Nice writeup. However, you have a tiny log error in your for loops. They're not equivalent.

$ perl -le '$m = 3;for ($i=0; $i<$m;$i++) {print $i}'
0
1
2
$ perl -le '$m = 3;for (0..$m) {print}'
0
1
2
3

Change that first $i < $max to $i <= $max and you'll be fine.

Re:One tiny nit

xsawyerx on 2009-03-04T09:08:13

Whoops...

Thanks, and thanks!

Empty if clauses can serve to document

Ed Avis on 2009-03-04T10:46:51

An empty if-clause with a comment can serve to document your thought processes.

if (is_mungo_sorted @items) {
    # The list is already in the order we need.
}
else {
    # Need to sort them in bogological order.
    @items = rearrange @items;
}

There's often a more elegant way to express things but an explicit do-nothing is sometimes the way I think about the problem, and it's good to have a way to comment that.

BTW, why doesn't the comment box understand <pre>?

Re:Empty if clauses can serve to document

xsawyerx on 2009-03-04T10:57:21

That's true. Shlomi Fish also expressed this point.

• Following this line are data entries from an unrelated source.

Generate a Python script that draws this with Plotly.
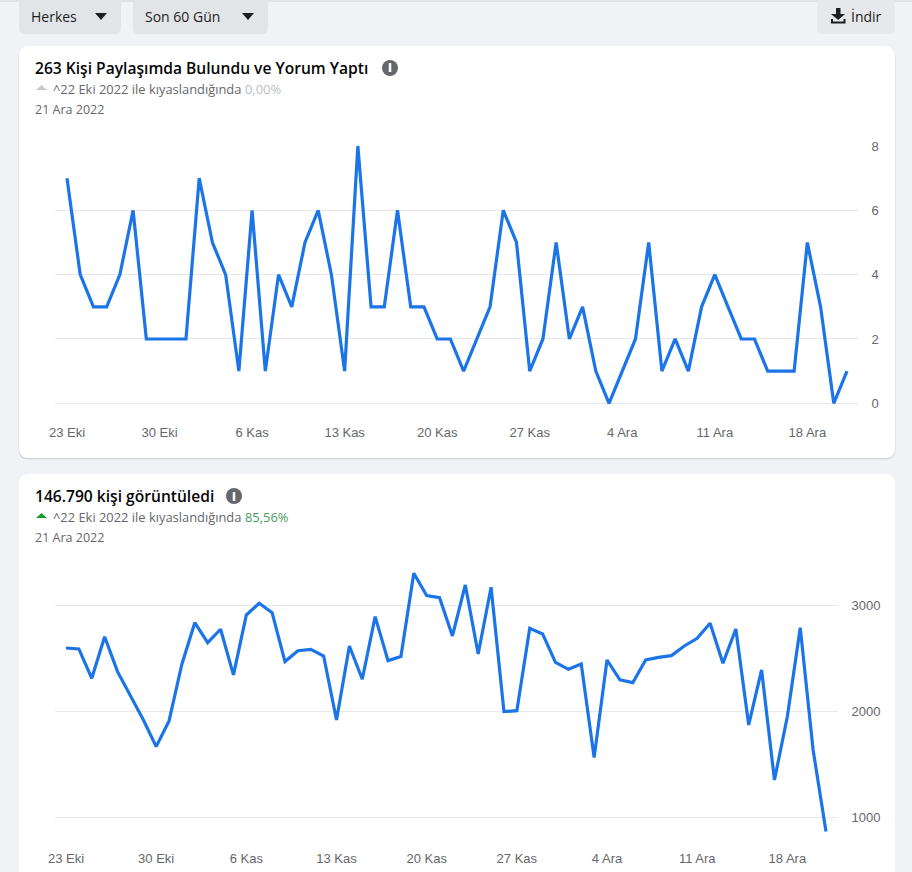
import pandas as pd
import plotly.graph_objects as go

W, H = 912, 872

# --- data ---
start_date = "2022-10-23"
day_count = 60
shared_values = [7, 4, 3, 3, 4, 6, 2, 2, 2, 2, 7, 5, 4, 1, 6, 1, 4, 3, 5, 6,
                 4, 1, 8, 3, 3, 6, 3, 3, 2, 2, 1, 2, 3, 6, 5, 1, 2, 5, 2, 3,
                 1, 0, 1, 2, 5, 1, 2, 1, 3, 4, 3, 2, 2, 1, 1, 1, 5, 3, 0, 1]
view_values = [2597, 2588, 2311, 2704, 2374, 2150, 1920, 1667, 1909, 2447,
               2836, 2648, 2774, 2343, 2909, 3019, 2931, 2469, 2572, 2585,
               2522, 1918, 2616, 2302, 2893, 2478, 2516, 3302, 3091, 3072,
               2711, 3192, 2541, 3170, 1997, 2006, 2783, 2730, 2462, 2396,
               2447, 1563, 2484, 2296, 2270, 2484, 2509, 2525, 2616, 2689,
               2830, 2453, 2777, 1871, 2390, 1352, 1950, 2789, 1635, 865]
tick_dates = ["2022-10-23", "2022-10-30", "2022-11-06", "2022-11-13", "2022-11-20",
              "2022-11-27", "2022-12-04", "2022-12-11", "2022-12-18"]
tick_labels = ["23 Eki", "30 Eki", "6 Kas", "13 Kas", "20 Kas",
               "27 Kas", "4 Ara", "11 Ara", "18 Ara"]
shared_ticks = [0, 2, 4, 6, 8]
view_ticks = [1000, 2000, 3000]

dates = pd.date_range(start_date, periods=day_count, freq="D")

BG = "#f0f2f5"
BTN = "#e2e4e8"
GRID = "#e6e8eb"
LINE = "#1b74e8"
AXTXT = "#65676b"
DARK = "#1c1e21"
UI = "Open Sans"


def px(x):
    return x / W


def py(y):
    return 1 - y / H


def path(cmds):
    s = ""
    for c in cmds:
        if isinstance(c, str):
            s += c
        else:
            s += f"{px(c[0]):.5f},{py(c[1]):.5f} "
    return s.strip()


def shape(cmds, fill, layer="below"):
    return dict(type="path", xref="paper", yref="paper", path=path(cmds),
                fillcolor=fill, line=dict(width=0), layer=layer)


def rrect(x0, y0, x1, y1, r, fill):
    return shape(["M", (x0 + r, y0), "L", (x1 - r, y0), "Q", (x1, y0), (x1, y0 + r),
                  "L", (x1, y1 - r), "Q", (x1, y1), (x1 - r, y1),
                  "L", (x0 + r, y1), "Q", (x0, y1), (x0, y1 - r),
                  "L", (x0, y0 + r), "Q", (x0, y0), (x0 + r, y0), "Z"], fill)


def tri(x0, x1, ytop, ybot, fill, up=False):
    xm = (x0 + x1) / 2
    if up:
        return shape(["M", (x0, ybot), "L", (x1, ybot), "L", (xm, ytop), "Z"], fill)
    return shape(["M", (x0, ytop), "L", (x1, ytop), "L", (xm, ybot), "Z"], fill)


def txt(x, y, s, size, color, weight=400, family=UI, anchor="left"):
    return dict(x=px(x), y=py(y), xref="paper", yref="paper", text=s, showarrow=False,
                xanchor=anchor, yanchor="middle", align="left",
                font=dict(size=size, color=color, family=family, weight=weight),
                borderpad=0, borderwidth=0)


shapes = [
    shape(["M", (0, 0), "L", (W, 0), "L", (W, 2), "L", (0, 2), "Z"], "#dfe1e5"),
    rrect(19, -12, 121, 34, 6, BTN),
    rrect(133, -12, 268, 34, 6, BTN),
    rrect(817, -12, 895, 34, 6, "#e6e8ec"),
    tri(95, 107, 13, 20, DARK),
    tri(242, 254, 13, 20, DARK),
    # download icon
    shape(["M", (836, 8), "L", (840.5, 8), "L", (840.5, 14), "L", (845, 14), "L", (838.2, 20),
           "L", (831, 14), "L", (836, 14), "Z"], DARK),
    shape(["M", (831, 19), "L", (833, 19), "L", (833, 21.5), "L", (843.5, 21.5), "L", (843.5, 19),
           "L", (845.5, 19), "L", (845.5, 23.5), "L", (831, 23.5), "Z"], DARK),
    # cards
    rrect(18.5, 46.5, 895.5, 459.5, 10, "#d6d8dc"),
    rrect(19, 46, 895, 458, 10, "white"),
    rrect(19, 474, 895, 900, 10, "white"),
    # comparison arrows
    tri(36, 47, 85, 90, "#c6c9cd", up=True),
    tri(36, 47, 513, 518, "#169c2c", up=True),
    # info icons
    dict(type="circle", xref="paper", yref="paper", x0=px(382), x1=px(398), y0=py(60), y1=py(76),
         fillcolor="#65676b", line=dict(width=0), layer="below"),
    dict(type="circle", xref="paper", yref="paper", x0=px(226), x1=px(242), y0=py(488), y1=py(504),
         fillcolor="#65676b", line=dict(width=0), layer="below"),
]

annotations = [
    txt(31, 16, "Herkes", 14, DARK, 500),
    txt(145, 16, "Son 60 Gün", 14, DARK, 500),
    txt(851, 16, "İndir", 14, DARK, 500),
    txt(35, 68, "263 Kişi Paylaşımda Bulundu ve Yorum Yaptı", 15.6, "#050505", 600),
    txt(53, 89, "^22 Eki 2022 ile kıyaslandığında", 12.9, AXTXT, 400),
    txt(245, 89, "0,00%", 12.9, "#bcc0c4", 400),
    txt(35, 110, "21 Ara 2022", 12.5, AXTXT, 400),
    txt(390, 68, "i", 12, "white", 800, anchor="center"),
    txt(35, 496, "146.790 kişi görüntüledi", 15.6, "#050505", 600),
    txt(53, 517, "^22 Eki 2022 ile kıyaslandığında", 12.9, AXTXT, 400),
    txt(245, 517, "85,56%", 12.9, "#4b9b5c", 400),
    txt(35, 537, "21 Ara 2022", 12.5, AXTXT, 400),
    txt(234, 496, "i", 12, "white", 800, anchor="center"),
]


def x_axis(left, right, x_first, x_last, anchor):
    per_day = (x_last - x_first) / (day_count - 1)
    lo = dates[0] - pd.Timedelta(days=(x_first - left) / per_day)
    hi = dates[-1] + pd.Timedelta(days=(right - x_last) / per_day)
    return dict(domain=[px(left), px(right)], range=[lo, hi], type="date", automargin=False,
                tickmode="array", tickvals=tick_dates, ticktext=tick_labels,
                showgrid=False, zeroline=False, showline=False, ticks="outside", ticklen=2,
                tickcolor="rgba(0,0,0,0)", tickangle=0, anchor=anchor,
                tickfont=dict(family="Liberation Sans", size=13, color=AXTXT))


def y_axis(top, bottom, v_top, y_vtop, v_bot, y_vbot, ticks, anchor):
    per_px = (v_top - v_bot) / (y_vbot - y_vtop)
    return dict(domain=[py(bottom), py(top)], automargin=False,
                range=[v_bot - (bottom - y_vbot) * per_px, v_top + (y_vtop - top) * per_px],
                side="right", tickmode="array", tickvals=ticks, ticktext=[str(t) for t in ticks],
                showgrid=True, gridcolor=GRID, gridwidth=1, zeroline=False, showline=False,
                ticks="outside", ticklen=10, tickcolor="rgba(0,0,0,0)", anchor=anchor,
                tickfont=dict(family="Liberation Sans", size=13, color=AXTXT))


line_style = dict(color=LINE, width=3.2)
fig = go.Figure()
fig.add_trace(go.Scatter(x=dates, y=shared_values, mode="lines", line=line_style,
                         xaxis="x", yaxis="y", hoverinfo="x+y", name="Paylaşım"))
fig.add_trace(go.Scatter(x=dates, y=view_values, mode="lines", line=line_style,
                         xaxis="x2", yaxis="y2", hoverinfo="x+y", name="Görüntüleme"))

fig.update_layout(
    width=W, height=H, autosize=False,
    margin=dict(l=0, r=0, t=0, b=0, pad=0),
    paper_bgcolor=BG, plot_bgcolor="rgba(0,0,0,0)", showlegend=False,
    shapes=shapes, annotations=annotations,
    xaxis=x_axis(55, 858, 67, 847, "y"),
    yaxis=y_axis(145, 418, 8, 146, 0, 403.3, shared_ticks, "x"),
    xaxis2=x_axis(55, 838, 66, 826, "y2"),
    yaxis2=y_axis(560, 844.5, 3000, 605.3, 1000, 817.3, view_ticks, "x2"),
)

fig.write_html("out.html", config=dict(displayModeBar=False),
               post_script="document.body.style.margin='0';document.documentElement.style.overflow='hidden';")
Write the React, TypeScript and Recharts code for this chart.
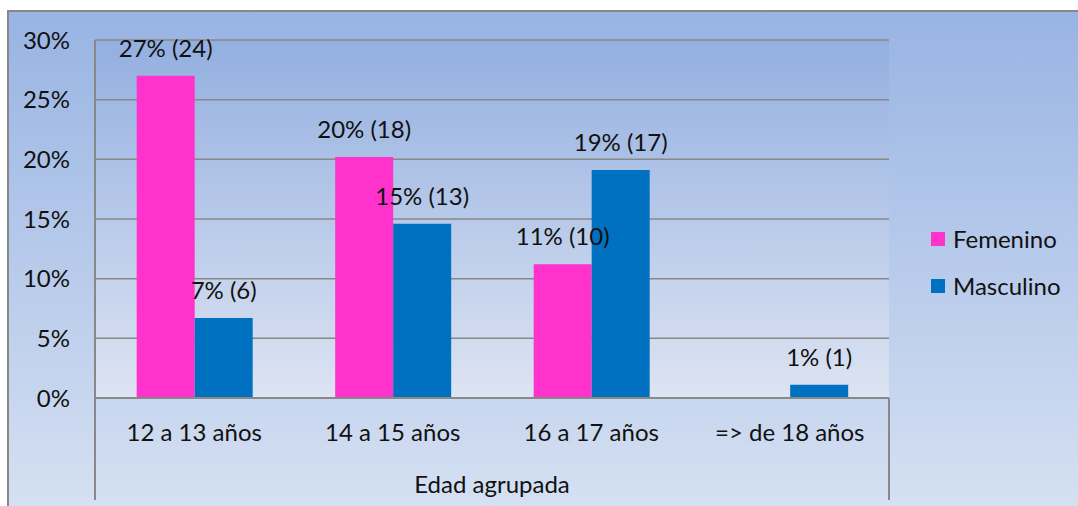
import { Bar, BarChart, CartesianGrid, LabelList, Legend, XAxis, YAxis, usePlotArea } from "recharts";

const categories = ["12 a 13 años", "14 a 15 años", "16 a 17 años", "=> de 18 años"];
const femenino = [27, 20.2, 11.2, 0];
const masculino = [6.7, 14.6, 19.1, 1.1];
const femeninoLabels = ["27% (24)", "20% (18)", "11% (10)", ""];
const masculinoLabels = ["7% (6)", "15% (13)", "19% (17)", "1% (1)"];
const yTicks = [0, 5, 10, 15, 20, 25, 30];

const seriesColors = { femenino: "#ff33cc", masculino: "#0070c0" };
const font = "Lato, 'Open Sans', sans-serif";
const fontSize = 24;
const lineGray = "#888888";

const data = categories.map((name, i) => ({
  name,
  femenino: femenino[i],
  masculino: masculino[i],
  femLabel: femeninoLabels[i],
  mascLabel: masculinoLabels[i]
}));

function FrameLines() {
  const plot = usePlotArea();
  if (!plot) return null;
  const bottom = plot.y + plot.height;
  return (
    <g>
      <line x1={plot.x} x2={plot.x} y1={plot.y} y2={bottom + 102} stroke={lineGray} strokeWidth={2} />
      <line
        x1={plot.x + plot.width}
        x2={plot.x + plot.width}
        y1={bottom}
        y2={bottom + 102}
        stroke={lineGray}
        strokeWidth={2}
      />
    </g>
  );
}

// plain text above the bar, no wrapping
function BarLabel(props: any) {
  const { x, y, width, value } = props;
  if (!value) return null;
  return (
    <text
      x={Number(x) + Number(width) / 2}
      y={Number(y) - 19}
      textAnchor="middle"
      fill="#111"
      fontSize={fontSize}
      fontFamily={font}
    >
      {value}
    </text>
  );
}

function LegendBox() {
  const items = [
    { label: "Femenino", color: seriesColors.femenino },
    { label: "Masculino", color: seriesColors.masculino }
  ];
  return (
    <div style={{ fontFamily: font, fontSize, color: "#111", width: 140 }}>
      {items.map((it) => (
        <div key={it.label} style={{ display: "flex", alignItems: "center", height: 47 }}>
          <span style={{ width: 14, height: 14, background: it.color, marginRight: 8, flex: "none" }} />
          {it.label}
        </div>
      ))}
    </div>
  );
}

export default function App() {
  return (
    <div style={{ position: "absolute", left: 0, top: 0, width: 1078, height: 506, background: "#fff" }}>
      <div
        style={{
          position: "absolute",
          left: 7,
          top: 10,
          right: 0,
          bottom: 0,
          borderTop: `2px solid ${lineGray}`,
          borderLeft: `2px solid ${lineGray}`,
          background: "linear-gradient(180deg, #98b4e3 0%, #d5e0f2 100%)"
        }}
      />
      <div style={{ position: "absolute", left: 0, top: 0 }}>
        <BarChart
          width={1078}
          height={506}
          data={data}
          margin={{ top: 40, right: 49, left: 0, bottom: 0 }}
          barCategoryGap="21%"
          barGap={0}
        >
          <defs>
            <linearGradient id="plotBg" x1="0" y1="0" x2="0" y2="1">
              <stop offset="0%" stopColor="#93afe0" />
              <stop offset="100%" stopColor="#dde4f2" />
            </linearGradient>
          </defs>
          <CartesianGrid
            vertical={false}
            stroke={lineGray}
            strokeWidth={1.5}
            fill="url(#plotBg)"
            fillOpacity={1}
          />
          <XAxis
            dataKey="name"
            height={108}
            tickSize={0}
            tickMargin={26}
            axisLine={{ stroke: lineGray, strokeWidth: 2 }}
            tick={{ fill: "#111", fontSize, fontFamily: font }}
            label={{
              value: "Edad agrupada",
              position: "insideBottom",
              offset: 13,
              fill: "#111",
              fontSize,
              fontFamily: font
            }}
          />
          <YAxis
            width={95}
            domain={[0, 30]}
            ticks={yTicks}
            tickFormatter={(v) => `${v}%`}
            tickSize={0}
            tickMargin={25}
            axisLine={false}
            tick={{ fill: "#111", fontSize, fontFamily: font }}
          />
          <Legend
            layout="vertical"
            align="right"
            verticalAlign="middle"
            width={140}
            content={<LegendBox />}
            wrapperStyle={{ left: 931, top: 215, right: "auto", width: 140 }}
          />
          <Bar dataKey="femenino" name="Femenino" fill={seriesColors.femenino} isAnimationActive={false}>
            <LabelList dataKey="femLabel" content={<BarLabel />} />
          </Bar>
          <Bar dataKey="masculino" name="Masculino" fill={seriesColors.masculino} isAnimationActive={false}>
            <LabelList dataKey="mascLabel" content={<BarLabel />} />
          </Bar>
          <FrameLines />
        </BarChart>
      </div>
    </div>
  );
}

I personally try not to write things like that because I get irritated seeing an empty if(). It feels like there should be something there and I (or whoever wrote it) has forgotten or hasn't implemented it. So, to me it adds to the confusion but I can see how other people find it useful and expressive. Perhaps there should be a comment that says # already ordered. do nothing.

And yeah, I tried using h2, h3 and other stuff. These boxes don't get much...

One exception to creating intermediate programs...

DiamondInTheRough on 2009-03-13T18:49:40

In Perl::Dist(::WiX), the goal is to create and package a new installation of perl, with added modules as required. (upgrading core modules, providing SQLite for CPAN use, etc.)

The last part right now is implemented by writing out scripts from the old perl that are executed in the NEW perl to install modules there, and to query which modules require upgraded.

What would be your solution to that? Note that we are using the current version of perl (I use 5.10.0) to create 5.8.8, 5.8.9, and 5.10.0 installations.

Using a template, obviously

xsawyerx on 2009-03-17T06:41:37

The problem with writing intermediate programs by wrapping them in a q(), qq() or endless concatenations is that it's unclear and hard to maintain. There are a few options that help make it easier and more understandable and thus more maintainable but you can't always use them:

Using a template such as Text::Template or Template Toolkit is the best option IMHO. That is, if you're able to read files from your environment. Considering you're writing to it, you can probably read.

Manually creating a template and putting it in some scalar or hash with indication of where to change and then in the code just search and replace on that template. Example:

$templates{'startup_check'} = q(
    BEGIN {
        print "hello ##WHAT##";
    }
);
# ... later in the program
search_replace( $templates{'startup_check'}, '##WHAT##', 'world' );

You can put it in the __DATA__ section in the file. A bit trickier but will definitely be easier to maintain.

When all else fails, at least you know you noticed it and tried to do something about it. There's a lot of times where red flags don't necessarily mean "I've made an error" but instead mean "this isn't the best practice but it's the correct one in this case".

Thanks for the comment and sorry for the long delay in reply.